Goal:
Quote all of the data exactly as given. Skip every picture it contains.

===== Supplied data =====

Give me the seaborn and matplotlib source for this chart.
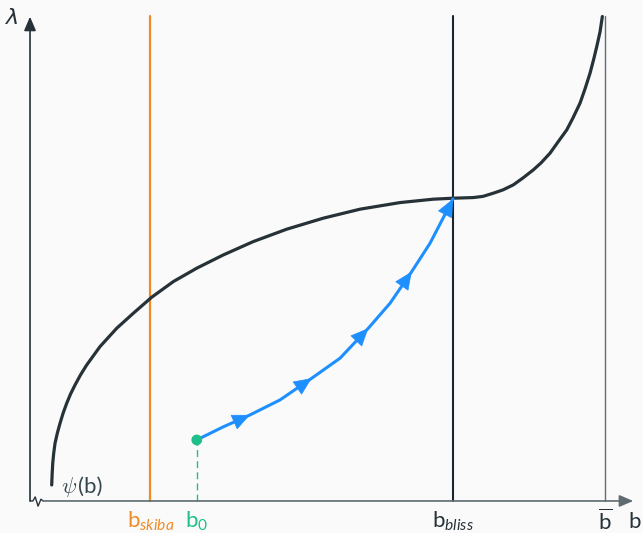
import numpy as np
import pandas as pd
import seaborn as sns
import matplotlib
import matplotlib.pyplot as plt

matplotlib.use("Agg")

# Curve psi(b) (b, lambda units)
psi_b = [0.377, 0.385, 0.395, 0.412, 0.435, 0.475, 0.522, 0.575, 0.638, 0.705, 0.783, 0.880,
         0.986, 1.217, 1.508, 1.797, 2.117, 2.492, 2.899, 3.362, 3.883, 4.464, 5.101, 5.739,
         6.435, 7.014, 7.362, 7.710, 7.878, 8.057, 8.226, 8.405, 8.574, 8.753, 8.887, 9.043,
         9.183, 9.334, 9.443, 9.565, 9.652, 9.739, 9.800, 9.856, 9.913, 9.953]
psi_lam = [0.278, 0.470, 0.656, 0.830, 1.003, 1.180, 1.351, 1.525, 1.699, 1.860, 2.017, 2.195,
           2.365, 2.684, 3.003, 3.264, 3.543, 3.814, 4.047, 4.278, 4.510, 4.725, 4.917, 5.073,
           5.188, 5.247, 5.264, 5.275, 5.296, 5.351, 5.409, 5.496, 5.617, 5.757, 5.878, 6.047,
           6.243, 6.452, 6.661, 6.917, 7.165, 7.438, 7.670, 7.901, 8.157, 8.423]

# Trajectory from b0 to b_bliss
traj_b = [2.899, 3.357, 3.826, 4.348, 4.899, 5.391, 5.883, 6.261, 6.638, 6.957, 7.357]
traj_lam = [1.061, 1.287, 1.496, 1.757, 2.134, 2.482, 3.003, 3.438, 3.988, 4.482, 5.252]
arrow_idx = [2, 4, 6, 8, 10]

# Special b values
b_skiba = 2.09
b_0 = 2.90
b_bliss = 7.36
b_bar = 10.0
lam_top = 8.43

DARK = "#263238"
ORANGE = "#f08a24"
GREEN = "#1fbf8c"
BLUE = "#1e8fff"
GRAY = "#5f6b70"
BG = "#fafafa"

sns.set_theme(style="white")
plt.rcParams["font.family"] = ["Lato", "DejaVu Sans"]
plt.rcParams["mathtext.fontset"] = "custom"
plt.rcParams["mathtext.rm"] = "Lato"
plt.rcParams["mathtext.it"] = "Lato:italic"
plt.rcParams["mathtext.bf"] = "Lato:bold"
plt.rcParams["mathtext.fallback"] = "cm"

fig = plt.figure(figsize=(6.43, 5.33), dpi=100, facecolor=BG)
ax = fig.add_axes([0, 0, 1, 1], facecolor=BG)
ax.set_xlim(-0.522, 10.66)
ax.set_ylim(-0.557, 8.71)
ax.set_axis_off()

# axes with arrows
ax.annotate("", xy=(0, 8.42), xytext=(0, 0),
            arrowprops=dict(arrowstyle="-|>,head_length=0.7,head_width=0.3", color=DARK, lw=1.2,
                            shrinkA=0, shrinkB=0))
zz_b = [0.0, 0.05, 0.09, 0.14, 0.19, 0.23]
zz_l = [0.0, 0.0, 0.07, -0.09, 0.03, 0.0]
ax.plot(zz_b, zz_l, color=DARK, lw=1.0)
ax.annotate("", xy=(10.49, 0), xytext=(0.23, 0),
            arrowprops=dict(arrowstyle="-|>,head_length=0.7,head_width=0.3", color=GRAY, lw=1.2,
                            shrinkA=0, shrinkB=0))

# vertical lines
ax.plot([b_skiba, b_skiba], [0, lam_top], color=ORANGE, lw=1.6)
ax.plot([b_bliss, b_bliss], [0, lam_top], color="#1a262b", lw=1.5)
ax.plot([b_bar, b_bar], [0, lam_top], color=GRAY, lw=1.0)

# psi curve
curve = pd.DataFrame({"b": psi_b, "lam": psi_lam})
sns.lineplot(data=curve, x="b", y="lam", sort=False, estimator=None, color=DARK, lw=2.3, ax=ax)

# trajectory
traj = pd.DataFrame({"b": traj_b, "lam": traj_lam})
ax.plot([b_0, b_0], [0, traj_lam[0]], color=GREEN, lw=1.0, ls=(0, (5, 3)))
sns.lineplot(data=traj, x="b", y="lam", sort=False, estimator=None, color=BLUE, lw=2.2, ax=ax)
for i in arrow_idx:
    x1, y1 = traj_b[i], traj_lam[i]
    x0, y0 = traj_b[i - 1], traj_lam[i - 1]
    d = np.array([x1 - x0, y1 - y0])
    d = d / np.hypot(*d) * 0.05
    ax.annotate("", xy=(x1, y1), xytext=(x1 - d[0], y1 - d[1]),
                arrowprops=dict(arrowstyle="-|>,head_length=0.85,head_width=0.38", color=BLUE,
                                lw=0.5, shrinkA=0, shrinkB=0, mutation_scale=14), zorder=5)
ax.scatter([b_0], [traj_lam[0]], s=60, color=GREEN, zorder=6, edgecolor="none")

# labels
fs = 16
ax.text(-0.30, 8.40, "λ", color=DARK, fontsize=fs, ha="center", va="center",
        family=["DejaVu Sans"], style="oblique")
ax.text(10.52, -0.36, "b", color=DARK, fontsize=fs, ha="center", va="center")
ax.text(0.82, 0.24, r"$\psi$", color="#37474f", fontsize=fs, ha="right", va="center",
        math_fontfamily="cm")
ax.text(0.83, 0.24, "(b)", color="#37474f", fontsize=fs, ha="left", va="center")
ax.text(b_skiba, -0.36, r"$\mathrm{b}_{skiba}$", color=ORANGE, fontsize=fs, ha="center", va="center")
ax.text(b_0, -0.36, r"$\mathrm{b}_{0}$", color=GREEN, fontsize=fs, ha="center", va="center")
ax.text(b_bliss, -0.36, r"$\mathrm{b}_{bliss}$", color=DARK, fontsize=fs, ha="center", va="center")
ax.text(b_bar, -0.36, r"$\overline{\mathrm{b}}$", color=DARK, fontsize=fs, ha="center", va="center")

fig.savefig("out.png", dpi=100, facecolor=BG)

=====

Result:
Give me the seaborn and matplotlib source for this chart.
import numpy as np
import pandas as pd
import seaborn as sns
import matplotlib
import matplotlib.pyplot as plt

matplotlib.use("Agg")

# Curve psi(b) (b, lambda units)
psi_b = [0.377, 0.385, 0.395, 0.412, 0.435, 0.475, 0.522, 0.575, 0.638, 0.705, 0.783, 0.880,
         0.986, 1.217, 1.508, 1.797, 2.117, 2.492, 2.899, 3.362, 3.883, 4.464, 5.101, 5.739,
         6.435, 7.014, 7.362, 7.710, 7.878, 8.057, 8.226, 8.405, 8.574, 8.753, 8.887, 9.043,
         9.183, 9.334, 9.443, 9.565, 9.652, 9.739, 9.800, 9.856, 9.913, 9.953]
psi_lam = [0.278, 0.470, 0.656, 0.830, 1.003, 1.180, 1.351, 1.525, 1.699, 1.860, 2.017, 2.195,
           2.365, 2.684, 3.003, 3.264, 3.543, 3.814, 4.047, 4.278, 4.510, 4.725, 4.917, 5.073,
           5.188, 5.247, 5.264, 5.275, 5.296, 5.351, 5.409, 5.496, 5.617, 5.757, 5.878, 6.047,
           6.243, 6.452, 6.661, 6.917, 7.165, 7.438, 7.670, 7.901, 8.157, 8.423]

# Trajectory from b0 to b_bliss
traj_b = [2.899, 3.357, 3.826, 4.348, 4.899, 5.391, 5.883, 6.261, 6.638, 6.957, 7.357]
traj_lam = [1.061, 1.287, 1.496, 1.757, 2.134, 2.482, 3.003, 3.438, 3.988, 4.482, 5.252]
arrow_idx = [2, 4, 6, 8, 10]

# Special b values
b_skiba = 2.09
b_0 = 2.90
b_bliss = 7.36
b_bar = 10.0
lam_top = 8.43

DARK = "#263238"
ORANGE = "#f08a24"
GREEN = "#1fbf8c"
BLUE = "#1e8fff"
GRAY = "#5f6b70"
BG = "#fafafa"

sns.set_theme(style="white")
plt.rcParams["font.family"] = ["Lato", "DejaVu Sans"]
plt.rcParams["mathtext.fontset"] = "custom"
plt.rcParams["mathtext.rm"] = "Lato"
plt.rcParams["mathtext.it"] = "Lato:italic"
plt.rcParams["mathtext.bf"] = "Lato:bold"
plt.rcParams["mathtext.fallback"] = "cm"

fig = plt.figure(figsize=(6.43, 5.33), dpi=100, facecolor=BG)
ax = fig.add_axes([0, 0, 1, 1], facecolor=BG)
ax.set_xlim(-0.522, 10.66)
ax.set_ylim(-0.557, 8.71)
ax.set_axis_off()

# axes with arrows
ax.annotate("", xy=(0, 8.42), xytext=(0, 0),
            arrowprops=dict(arrowstyle="-|>,head_length=0.7,head_width=0.3", color=DARK, lw=1.2,
                            shrinkA=0, shrinkB=0))
zz_b = [0.0, 0.05, 0.09, 0.14, 0.19, 0.23]
zz_l = [0.0, 0.0, 0.07, -0.09, 0.03, 0.0]
ax.plot(zz_b, zz_l, color=DARK, lw=1.0)
ax.annotate("", xy=(10.49, 0), xytext=(0.23, 0),
            arrowprops=dict(arrowstyle="-|>,head_length=0.7,head_width=0.3", color=GRAY, lw=1.2,
                            shrinkA=0, shrinkB=0))

# vertical lines
ax.plot([b_skiba, b_skiba], [0, lam_top], color=ORANGE, lw=1.6)
ax.plot([b_bliss, b_bliss], [0, lam_top], color="#1a262b", lw=1.5)
ax.plot([b_bar, b_bar], [0, lam_top], color=GRAY, lw=1.0)

# psi curve
curve = pd.DataFrame({"b": psi_b, "lam": psi_lam})
sns.lineplot(data=curve, x="b", y="lam", sort=False, estimator=None, color=DARK, lw=2.3, ax=ax)

# trajectory
traj = pd.DataFrame({"b": traj_b, "lam": traj_lam})
ax.plot([b_0, b_0], [0, traj_lam[0]], color=GREEN, lw=1.0, ls=(0, (5, 3)))
sns.lineplot(data=traj, x="b", y="lam", sort=False, estimator=None, color=BLUE, lw=2.2, ax=ax)
for i in arrow_idx:
    x1, y1 = traj_b[i], traj_lam[i]
    x0, y0 = traj_b[i - 1], traj_lam[i - 1]
    d = np.array([x1 - x0, y1 - y0])
    d = d / np.hypot(*d) * 0.05
    ax.annotate("", xy=(x1, y1), xytext=(x1 - d[0], y1 - d[1]),
                arrowprops=dict(arrowstyle="-|>,head_length=0.85,head_width=0.38", color=BLUE,
                                lw=0.5, shrinkA=0, shrinkB=0, mutation_scale=14), zorder=5)
ax.scatter([b_0], [traj_lam[0]], s=60, color=GREEN, zorder=6, edgecolor="none")

# labels
fs = 16
ax.text(-0.30, 8.40, "λ", color=DARK, fontsize=fs, ha="center", va="center",
        family=["DejaVu Sans"], style="oblique")
ax.text(10.52, -0.36, "b", color=DARK, fontsize=fs, ha="center", va="center")
ax.text(0.82, 0.24, r"$\psi$", color="#37474f", fontsize=fs, ha="right", va="center",
        math_fontfamily="cm")
ax.text(0.83, 0.24, "(b)", color="#37474f", fontsize=fs, ha="left", va="center")
ax.text(b_skiba, -0.36, r"$\mathrm{b}_{skiba}$", color=ORANGE, fontsize=fs, ha="center", va="center")
ax.text(b_0, -0.36, r"$\mathrm{b}_{0}$", color=GREEN, fontsize=fs, ha="center", va="center")
ax.text(b_bliss, -0.36, r"$\mathrm{b}_{bliss}$", color=DARK, fontsize=fs, ha="center", va="center")
ax.text(b_bar, -0.36, r"$\overline{\mathrm{b}}$", color=DARK, fontsize=fs, ha="center", va="center")

fig.savefig("out.png", dpi=100, facecolor=BG)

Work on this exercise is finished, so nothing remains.